* **YOUR TASK**:
Copy the data precisely, keeping every character.

* **DATA LINES**:
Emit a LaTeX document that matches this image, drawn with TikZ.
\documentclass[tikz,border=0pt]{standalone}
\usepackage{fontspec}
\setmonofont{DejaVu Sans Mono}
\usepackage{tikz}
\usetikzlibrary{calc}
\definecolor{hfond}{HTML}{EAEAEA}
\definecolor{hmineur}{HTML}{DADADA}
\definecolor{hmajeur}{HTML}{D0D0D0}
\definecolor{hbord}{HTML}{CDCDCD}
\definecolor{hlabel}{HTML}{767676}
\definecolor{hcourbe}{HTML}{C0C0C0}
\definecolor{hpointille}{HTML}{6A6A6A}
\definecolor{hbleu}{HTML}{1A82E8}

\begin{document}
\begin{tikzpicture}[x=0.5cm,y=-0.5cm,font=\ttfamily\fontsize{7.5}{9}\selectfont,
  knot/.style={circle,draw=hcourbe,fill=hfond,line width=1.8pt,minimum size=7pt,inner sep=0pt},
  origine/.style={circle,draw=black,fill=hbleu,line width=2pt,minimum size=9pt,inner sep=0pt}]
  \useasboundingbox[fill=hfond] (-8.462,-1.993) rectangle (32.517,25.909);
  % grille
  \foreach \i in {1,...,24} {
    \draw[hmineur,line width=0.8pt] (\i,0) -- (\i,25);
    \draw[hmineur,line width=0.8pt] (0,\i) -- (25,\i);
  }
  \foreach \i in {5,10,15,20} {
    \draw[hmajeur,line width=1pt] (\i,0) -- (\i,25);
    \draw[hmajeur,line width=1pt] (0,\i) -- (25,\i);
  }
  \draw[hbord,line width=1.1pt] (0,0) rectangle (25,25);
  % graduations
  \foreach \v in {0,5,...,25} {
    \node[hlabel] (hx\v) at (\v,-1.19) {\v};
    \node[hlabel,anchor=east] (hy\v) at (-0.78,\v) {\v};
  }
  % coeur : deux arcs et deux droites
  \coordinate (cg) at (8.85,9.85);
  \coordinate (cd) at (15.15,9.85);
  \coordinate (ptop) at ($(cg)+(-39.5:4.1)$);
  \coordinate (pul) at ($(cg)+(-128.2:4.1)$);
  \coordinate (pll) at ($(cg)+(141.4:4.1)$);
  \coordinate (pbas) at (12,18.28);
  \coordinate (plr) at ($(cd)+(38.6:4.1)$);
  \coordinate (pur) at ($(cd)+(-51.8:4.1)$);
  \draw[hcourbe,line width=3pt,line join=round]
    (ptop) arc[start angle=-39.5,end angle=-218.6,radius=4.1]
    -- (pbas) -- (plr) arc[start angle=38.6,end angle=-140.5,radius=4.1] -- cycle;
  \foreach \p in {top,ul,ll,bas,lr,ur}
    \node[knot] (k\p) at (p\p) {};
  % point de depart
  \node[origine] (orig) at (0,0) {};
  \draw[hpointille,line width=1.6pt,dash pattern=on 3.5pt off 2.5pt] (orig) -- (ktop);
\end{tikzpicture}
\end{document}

* **FINAL ANSWER**:
Emit a LaTeX document that matches this image, drawn with TikZ.
\documentclass[tikz,border=0pt]{standalone}
\usepackage{fontspec}
\setmonofont{DejaVu Sans Mono}
\usepackage{tikz}
\usetikzlibrary{calc}
\definecolor{hfond}{HTML}{EAEAEA}
\definecolor{hmineur}{HTML}{DADADA}
\definecolor{hmajeur}{HTML}{D0D0D0}
\definecolor{hbord}{HTML}{CDCDCD}
\definecolor{hlabel}{HTML}{767676}
\definecolor{hcourbe}{HTML}{C0C0C0}
\definecolor{hpointille}{HTML}{6A6A6A}
\definecolor{hbleu}{HTML}{1A82E8}

\begin{document}
\begin{tikzpicture}[x=0.5cm,y=-0.5cm,font=\ttfamily\fontsize{7.5}{9}\selectfont,
  knot/.style={circle,draw=hcourbe,fill=hfond,line width=1.8pt,minimum size=7pt,inner sep=0pt},
  origine/.style={circle,draw=black,fill=hbleu,line width=2pt,minimum size=9pt,inner sep=0pt}]
  \useasboundingbox[fill=hfond] (-8.462,-1.993) rectangle (32.517,25.909);
  % grille
  \foreach \i in {1,...,24} {
    \draw[hmineur,line width=0.8pt] (\i,0) -- (\i,25);
    \draw[hmineur,line width=0.8pt] (0,\i) -- (25,\i);
  }
  \foreach \i in {5,10,15,20} {
    \draw[hmajeur,line width=1pt] (\i,0) -- (\i,25);
    \draw[hmajeur,line width=1pt] (0,\i) -- (25,\i);
  }
  \draw[hbord,line width=1.1pt] (0,0) rectangle (25,25);
  % graduations
  \foreach \v in {0,5,...,25} {
    \node[hlabel] (hx\v) at (\v,-1.19) {\v};
    \node[hlabel,anchor=east] (hy\v) at (-0.78,\v) {\v};
  }
  % coeur : deux arcs et deux droites
  \coordinate (cg) at (8.85,9.85);
  \coordinate (cd) at (15.15,9.85);
  \coordinate (ptop) at ($(cg)+(-39.5:4.1)$);
  \coordinate (pul) at ($(cg)+(-128.2:4.1)$);
  \coordinate (pll) at ($(cg)+(141.4:4.1)$);
  \coordinate (pbas) at (12,18.28);
  \coordinate (plr) at ($(cd)+(38.6:4.1)$);
  \coordinate (pur) at ($(cd)+(-51.8:4.1)$);
  \draw[hcourbe,line width=3pt,line join=round]
    (ptop) arc[start angle=-39.5,end angle=-218.6,radius=4.1]
    -- (pbas) -- (plr) arc[start angle=38.6,end angle=-140.5,radius=4.1] -- cycle;
  \foreach \p in {top,ul,ll,bas,lr,ur}
    \node[knot] (k\p) at (p\p) {};
  % point de depart
  \node[origine] (orig) at (0,0) {};
  \draw[hpointille,line width=1.6pt,dash pattern=on 3.5pt off 2.5pt] (orig) -- (ktop);
\end{tikzpicture}
\end{document}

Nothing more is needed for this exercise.